Georges Niang scored 23 points and grabbed eight rebounds, with Monté Morris adding 20, nine rebounds and six assists and Abdel Nader 18 points as the Cyclones moved to 5-0 on the season. The three-pointers weren’t falling in the second half, as Iowa State shot 0-f0r-12, but they shot 19-for-24 inside of the arc to pull away from a team that lost big man Mike Thorne Jr. late in the first half to a left knee injury.

Illinois’ loss of size in the paint opened things up offensively for Iowa State, and the Cyclones took advantage. But where this group grabbed control of the game was on the defensive end of the floor, and that will be the key for a team with Big 12 and national title aspirations.

Nader took on the responsibility of defending Illinois’ Malcolm Hill (20 points) in the second half and did a solid job of keeping the junior wing in check, with that serving as the spark to a 12-2 run that put the game away. There’s no denying that the Cyclones can put points on the board; most of the talent from last season is back and the productivity on that end of the floor hasn’t changed as a result. Niang’s one of the nation’s best forwards, and both Morris (who now ranks among the country’s best point guards) and Nader have taken significant strides in their respective games.
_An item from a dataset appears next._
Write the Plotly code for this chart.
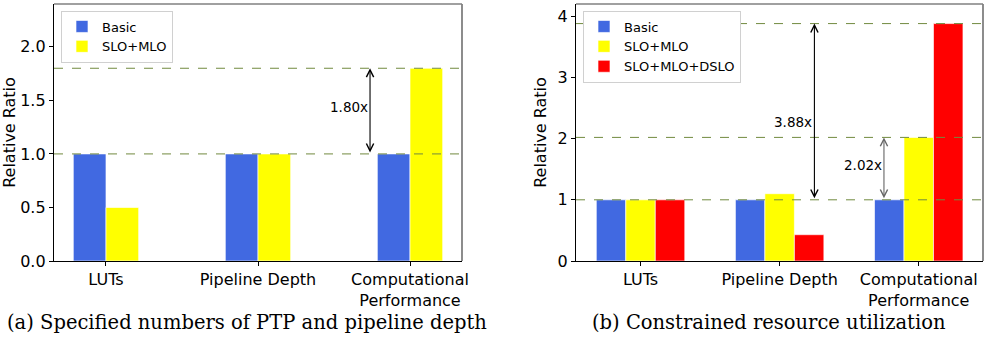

Iowa State will add Deonte Burton in December, giving them another option to call upon. Front court depth is a bit of a concern, as Iowa State can ill afford to lose a Niang or Jameel McKay, but there’s enough on the roster to compensate for that and force mismatches in other areas.

But the biggest question for this group is how effective they can become at stringing together stops. Illinois certainly had its moments in both halves Saturday night, but Iowa State also showed during the game’s decisive stretch that they can step up defensively. The key now is to do so consistently, and if that occurs the Cyclones can be a threat both within the Big 12 and nationally.